Monday, June 11, 2007

Dual-core Processors

What are dual-core processors?
A dual core processor is two processor cores on one die, essentially like having a dual processor system in one processor.

How will shifting to dualcore help?
The problem with winding up clock speeds is heat. High heat means errors. The heat comes from power. It takes a lot of juice to crank up a processor to high clock speeds and a processor with that much electricity running around the die is prone to electrical noise, akin to interference. The pathways on a processor are very close together. More power running through these pathways means there will be electrical radiation from one pathway to the next. This leakage could corrupt the data, and corrupted data means errors.

Where can I find a dualcore processor?
Expect to see dual-core desktops in India soon!

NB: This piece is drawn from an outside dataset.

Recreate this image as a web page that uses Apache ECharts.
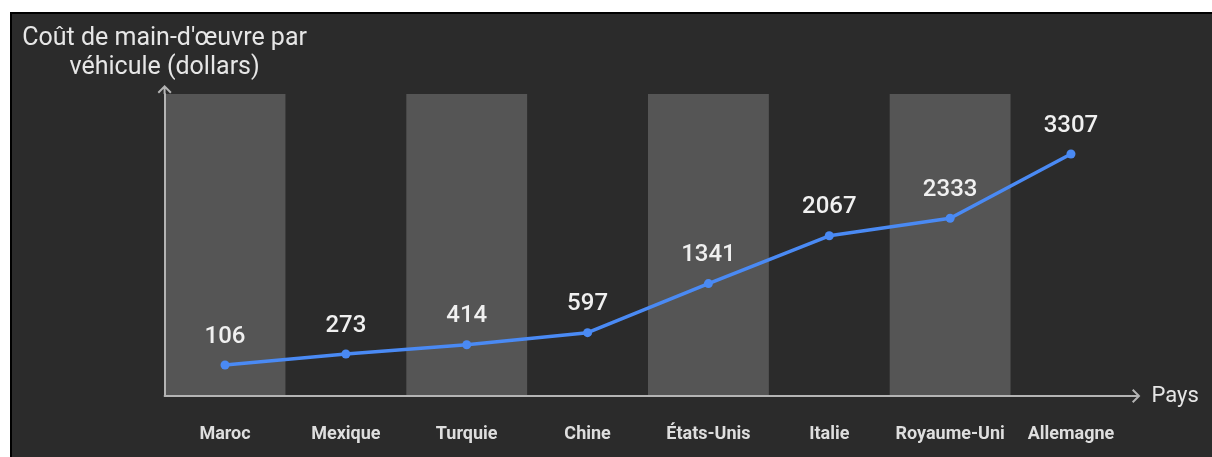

Why do we need dual-core processors?
A properly-configured dualcore system will react quicker when lots of applications are running simultaneously. The OS can manage which applications are sent to which processor core—so if one core is encoding a TV show, the OS can send your command to open up a Web browser to the second CPU core. In short, a dual-core processor will make your PC multi-task better.

When was the first dualcore processor launched?
The first dual-core processor was IBM’s Power4 chip in 2001, beating Intel’s Pentium Processor Extreme Edition 840 by a few days.

Who manufactures dualcore processors?
Most major chip manufacturers, including AMD and Intel, are in the dual-core race.